The last notification sent or received is usually listed in the output of the show bgp ipv4 unicast neighbors <address> command.
When a BGP router is configured to use an MD5 password on a session, but the remote router isn’t, or the remote router uses a different password, the BGP session won’t establish. Or, if it was already established when the password is configured, the session will eventually go down as the hold timer expires. However, no MD5-related notifications are sent. The reason for this is that with an MD5 password configured, packets that carry BGP messages that have no MD5 checksum or an incorrect one (because the other side used a different password) are ignored and not processed by BGP. However, the reception of these packets will be logged in most routers’ logs.

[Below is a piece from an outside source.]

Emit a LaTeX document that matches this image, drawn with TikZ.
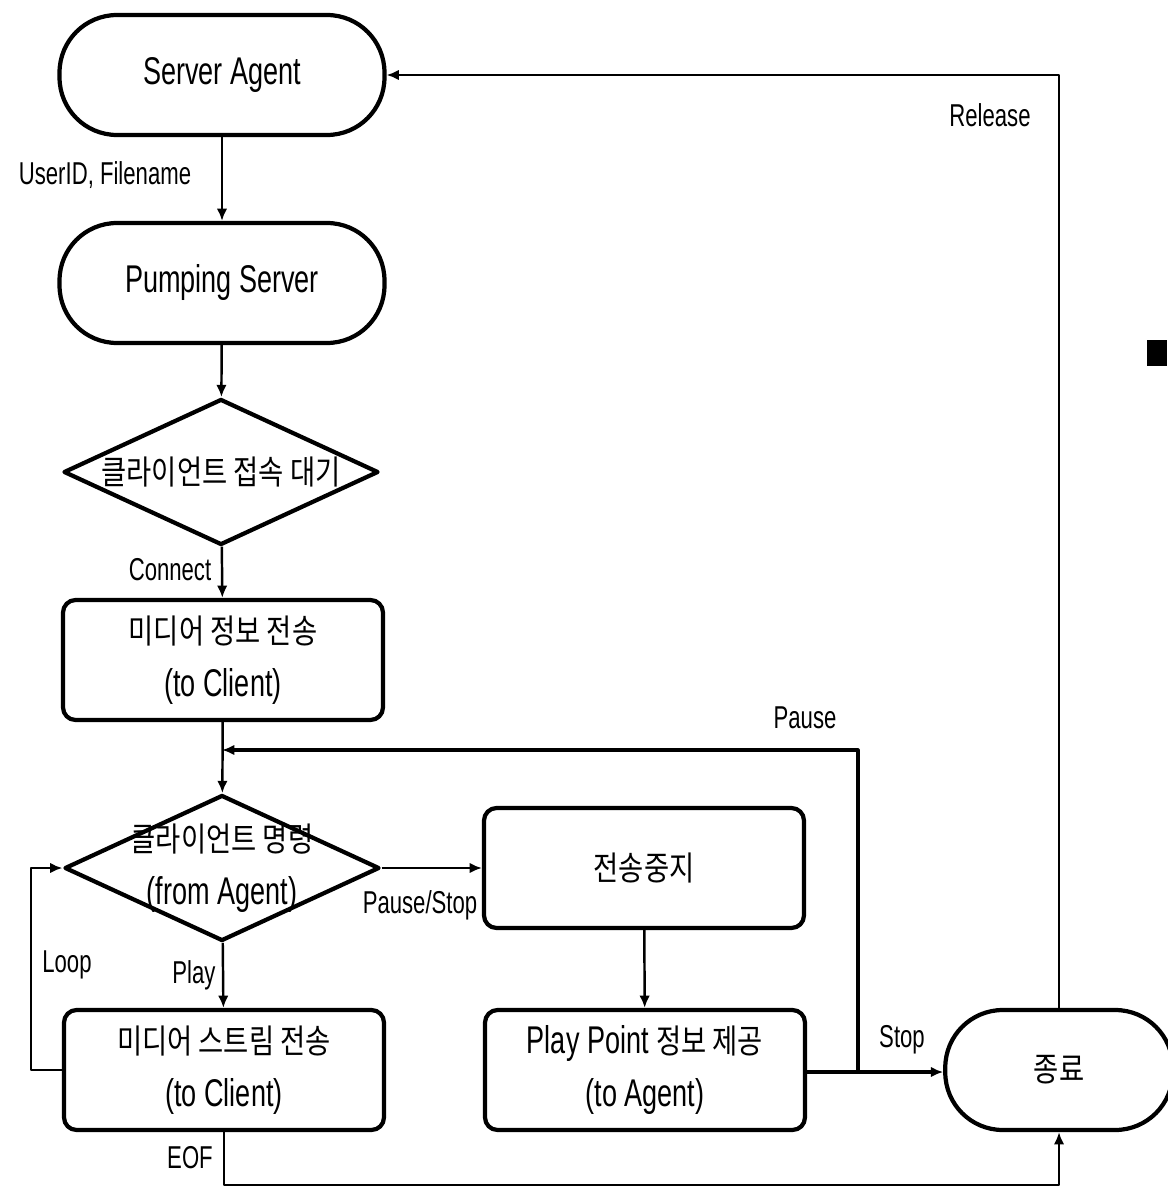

When configuring a BGP session, it’s always useful to know whether the other side is already configured or not. If not, then you’ll have to wait for the other side to set up their end. When setting up peerings, it’s helpful to send the other side the output of the show bgp ipv4 unicast summary | include <AS number> command. If the session or sessions don’t come up, the other side can now easily check whether you used the correct IP addresses and AS numbers. If the session or sessions do come up, the other side can check if the number of prefixes you receive from them matches the number they’re sending.
If both ends are configured, but the sessions remain in Idle or Active, after giving things a few minutes to settle down, use the show bgp ipv4 unicast neighbors <address> command to see if there are any local errors or notifications. You may also want to perform a ping or traceroute towards the remote IP address to check whether it’s reachable. Double check the AS number and IP address(es), a copy/paste error is easy to make and sometimes old information keeps floating around.

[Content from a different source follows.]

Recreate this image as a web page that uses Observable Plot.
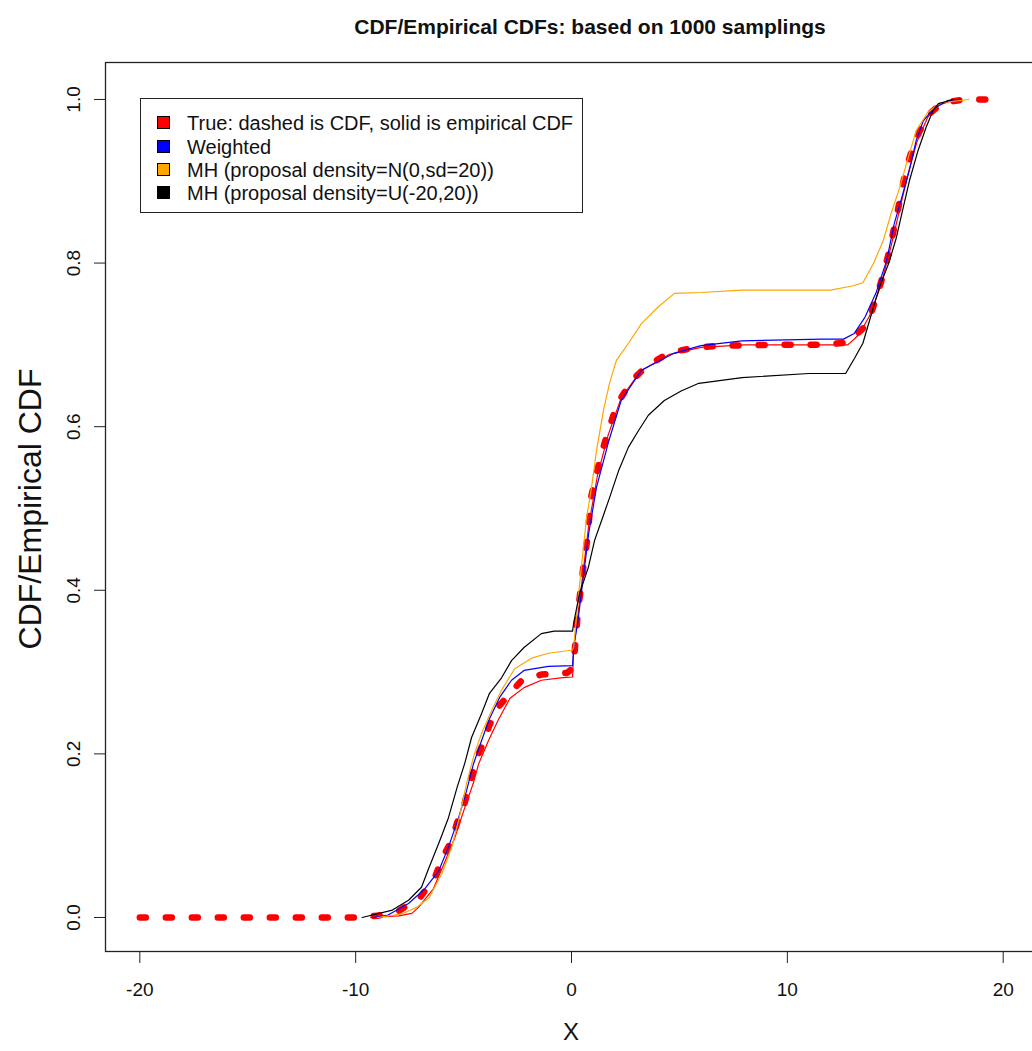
<!DOCTYPE html>
<html>
<head>
<meta charset="utf-8">
<script src="https://cdn.jsdelivr.net/npm/d3@7"></script>
<script src="https://cdn.jsdelivr.net/npm/@observablehq/plot@0.6"></script>
<style>
  html, body { margin: 0; padding: 0; background: #fff; }
  #wrap { position: relative; width: 1032px; height: 1051px; overflow: hidden; font-family: "Liberation Sans", Arial, sans-serif; }
  #title { position: absolute; left: 0; width: 1180px; top: 15px; text-align: center; font-weight: bold; font-size: 21px; color: #111; }
  #xlab { position: absolute; left: 0; width: 1142px; top: 1018px; text-align: center; font-size: 24px; color: #111; }
  #ylab { position: absolute; left: 30px; top: 509px; transform: translate(-50%, -50%) rotate(-90deg); white-space: nowrap; font-size: 32px; color: #111; }
  #legend { position: absolute; left: 140px; top: 98px; width: 441px; height: 113px; border: 1px solid #222; background: #fff; }
  .row { position: absolute; left: 0; height: 20px; display: flex; align-items: center; font-size: 20px; color: #111; }
  .sw { position: absolute; left: 16px; width: 11px; height: 11px; border: 1px solid #000; }
  .lt { position: absolute; left: 46px; white-space: nowrap; line-height: 20px; }
  #chart { position: absolute; left: 0; top: 0; }
  #chart svg { max-width: none !important; width: 1075px !important; height: 1051px !important; }
</style>
</head>
<body>
<div id="wrap">
  <div id="chart"></div>
  <div id="title"></div>
  <div id="xlab"></div>
  <div id="ylab"></div>
  <div id="legend"></div>
</div>
<script>
// ---- data ----
const titleText = "CDF/Empirical CDFs: based on 1000 samplings";
const xLabel = "X";
const yLabel = "CDF/Empirical CDF";
const xTicks = [-20, -10, 0, 10, 20];
const yTicks = [0, 0.2, 0.4, 0.6, 0.8, 1.0];

const legendLabels = [
  "True: dashed is CDF, solid is empirical CDF",
  "Weighted",
  "MH (proposal density=N(0,sd=20))",
  "MH (proposal density=U(-20,20))"
];
const legendColors = ["#ff0000", "#0000ff", "#ffa500", "#000000"];

// true CDF (dashed)
const trueX = [-20, -10, -9, -8, -7, -6.3, -6.0, -5.55, -5.3, -4.95, -4.7, -4.45, -4.1, -3.8, -3.4, -2.85, -2.3, -1.4, -0.2, 0.05, 0.14, 0.3, 0.46, 0.6, 0.74, 0.9, 1.16, 1.39, 1.67, 1.94, 2.31, 2.78, 3.4, 4.17, 5.0, 5.86, 7, 9, 11.7, 12.8, 13.5, 13.9, 14.2, 14.45, 14.7, 14.9, 15.1, 15.3, 15.5, 15.8, 16.1, 16.6, 17.2, 18.2, 19.5];
const trueY = [0, 0, 0.002, 0.008, 0.025, 0.051, 0.072, 0.094, 0.116, 0.14, 0.164, 0.19, 0.213, 0.235, 0.257, 0.274, 0.29, 0.297, 0.299, 0.305, 0.323, 0.375, 0.408, 0.44, 0.463, 0.513, 0.543, 0.567, 0.592, 0.614, 0.636, 0.656, 0.672, 0.685, 0.693, 0.697, 0.699, 0.7, 0.7, 0.703, 0.72, 0.74, 0.764, 0.787, 0.812, 0.837, 0.862, 0.889, 0.916, 0.94, 0.96, 0.983, 0.996, 1.0, 1.0];

// true: empirical CDF (solid red)
const redX = [-9.3, -8, -7.4, -7.1, -6.4, -5.9, -5.4, -4.95, -4.55, -4.3, -3.85, -3.4, -2.85, -2.2, -1.4, -0.5, 0.05, 0.1, 0.3, 0.8, 1.2, 1.7, 2.3, 3.2, 4.5, 6, 8, 12.8, 13.3, 13.8, 14.3, 14.8, 15.2, 15.6, 16.0, 16.5, 17.0, 17.8];
const redY = [0, 0.002, 0.005, 0.012, 0.035, 0.066, 0.098, 0.134, 0.164, 0.188, 0.216, 0.241, 0.268, 0.281, 0.29, 0.293, 0.294, 0.33, 0.37, 0.48, 0.54, 0.59, 0.635, 0.668, 0.688, 0.697, 0.70, 0.70, 0.712, 0.735, 0.77, 0.82, 0.865, 0.91, 0.948, 0.978, 0.993, 1.0];

// weighted (blue)
const blueX = [-9.2, -8.5, -7.55, -6.8, -6.15, -5.7, -5.23, -4.86, -4.54, -4.17, -3.8, -3.33, -2.78, -2.2, -1.07, 0.05, 0.1, 0.3, 0.8, 1.16, 1.7, 2.3, 3.24, 4.77, 6.0, 7.9, 11.6, 12.6, 13.1, 13.6, 14.1, 14.6, 14.95, 15.3, 15.65, 15.97, 16.3, 16.8, 17.45, 18.05];
const blueY = [0, 0.003, 0.017, 0.035, 0.057, 0.086, 0.122, 0.155, 0.188, 0.216, 0.243, 0.269, 0.29, 0.302, 0.307, 0.308, 0.33, 0.363, 0.47, 0.526, 0.58, 0.632, 0.669, 0.69, 0.699, 0.705, 0.707, 0.707, 0.714, 0.734, 0.763, 0.803, 0.848, 0.88, 0.913, 0.95, 0.974, 0.989, 0.999, 1.0];

// MH N(0, sd=20) (orange)
const orangeX = [-9.0, -7.9, -7.2, -6.6, -6.0, -5.55, -5.2, -4.86, -4.5, -4.17, -3.7, -3.24, -2.63, -1.85, -1.07, 0.05, 0.1, 0.3, 0.55, 0.7, 0.93, 1.16, 1.48, 1.76, 2.08, 2.64, 3.24, 4.0, 4.77, 6.0, 7.9, 12.0, 13.0, 13.5, 14.0, 14.45, 14.8, 15.2, 15.6, 15.97, 16.5, 17.1, 18.4];
const orangeY = [0, 0.004, 0.012, 0.024, 0.054, 0.086, 0.122, 0.164, 0.2, 0.225, 0.253, 0.278, 0.304, 0.317, 0.323, 0.327, 0.33, 0.388, 0.452, 0.489, 0.526, 0.571, 0.62, 0.653, 0.681, 0.702, 0.726, 0.746, 0.763, 0.764, 0.767, 0.767, 0.772, 0.776, 0.8, 0.828, 0.86, 0.892, 0.929, 0.962, 0.984, 0.996, 1.0];

// MH U(-20,20) (black)
const blackX = [-9.7, -8.3, -7.55, -6.95, -6.6, -6.1, -5.7, -5.3, -4.95, -4.63, -4.17, -3.8, -3.24, -2.78, -2.2, -1.4, -0.8, 0.05, 0.1, 0.37, 0.78, 1.07, 1.39, 1.76, 2.18, 2.64, 3.1, 3.56, 4.3, 5.1, 5.9, 7.9, 11.0, 12.7, 13.1, 13.5, 13.9, 14.26, 14.7, 15.05, 15.37, 15.65, 16.06, 16.43, 16.76, 17.0, 17.7];
const blackY = [0, 0.009, 0.021, 0.037, 0.061, 0.094, 0.122, 0.159, 0.188, 0.22, 0.249, 0.274, 0.293, 0.314, 0.33, 0.347, 0.35, 0.35, 0.36, 0.396, 0.428, 0.461, 0.485, 0.513, 0.546, 0.575, 0.595, 0.614, 0.632, 0.644, 0.653, 0.66, 0.665, 0.665, 0.683, 0.702, 0.738, 0.77, 0.8, 0.831, 0.868, 0.9, 0.938, 0.966, 0.987, 0.995, 1.0];

// ---- build tables ----
const zip = (xs, ys) => xs.map((x, i) => ({x, y: ys[i]}));
const trueData = zip(trueX, trueY);
const redData = zip(redX, redY);
const blueData = zip(blueX, blueY);
const orangeData = zip(orangeX, orangeY);
const blackData = zip(blackX, blackY);

const plot = Plot.plot({
  width: 1075,
  height: 1051,
  marginLeft: 105,
  marginRight: 0,
  marginTop: 62,
  marginBottom: 100,
  style: {fontFamily: "'Liberation Sans', Arial, sans-serif", fontSize: "19px", color: "#111", background: "transparent"},
  x: {domain: [-21.59, 23.35]},
  y: {domain: [-0.0416, 1.0452]},
  marks: [
    Plot.line(trueData, {x: "x", y: "y", stroke: "#ff0000", strokeWidth: 6.5, strokeDasharray: "6,20", strokeLinecap: "round"}),
    Plot.line(redData, {x: "x", y: "y", stroke: "#ff0000", strokeWidth: 1.2}),
    Plot.line(blueData, {x: "x", y: "y", stroke: "#0000ff", strokeWidth: 1.2}),
    Plot.line(orangeData, {x: "x", y: "y", stroke: "#ffa500", strokeWidth: 1.2}),
    Plot.line(blackData, {x: "x", y: "y", stroke: "#000000", strokeWidth: 1.2}),
    Plot.frame({stroke: "#222", strokeWidth: 1.3}),
    Plot.axisX({ticks: xTicks, tickSize: 12, tickPadding: 19, fontSize: 19, tickFormat: d => String(d), label: null, stroke: "#222"}),
    Plot.axisY({ticks: yTicks, tickSize: 11, tickPadding: 15, tickRotate: -90, fontSize: 19, tickFormat: d => d.toFixed(1), label: null, stroke: "#222"})
  ]
});
document.getElementById("chart").appendChild(plot);

document.getElementById("title").textContent = titleText;
document.getElementById("xlab").textContent = xLabel;
document.getElementById("ylab").textContent = yLabel;

const legend = document.getElementById("legend");
const rowTops = [14, 38, 61, 84];
legendLabels.forEach((lab, i) => {
  const row = document.createElement("div");
  row.className = "row";
  row.style.top = rowTops[i] + "px";
  const sw = document.createElement("div");
  sw.className = "sw";
  sw.style.background = legendColors[i];
  sw.style.top = "3px";
  const t = document.createElement("div");
  t.className = "lt";
  t.textContent = lab;
  row.appendChild(sw);
  row.appendChild(t);
  legend.appendChild(row);
});
</script>
</body>
</html>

If a session with an MD5 password doesn’t come up, but there are no BGP errors, check your logs for MD5 checksum errors and/or double check whether the other side is using a password at all and is using the correct password.
When a session does establish but you don’t receive any prefixes, this may be because the other side isn’t sending any (which can be checked with show bgp ipv4 unicast neighbors <address> advertised-routes) or you have a prefix list or route map configured that filters too aggressively. The opposite issue is the one where you send a copy of the full BGP table to the other side. That’s appropriate towards BGP customers, but not towards peers or transit ISPs. So either you didn’t configure a filter, or the filter isn’t working as intended. This will typically trigger a maximum prefix limit at the other side, with the appropriate notification. When this happens, set up the correct filter and then ask the other side to reset the session.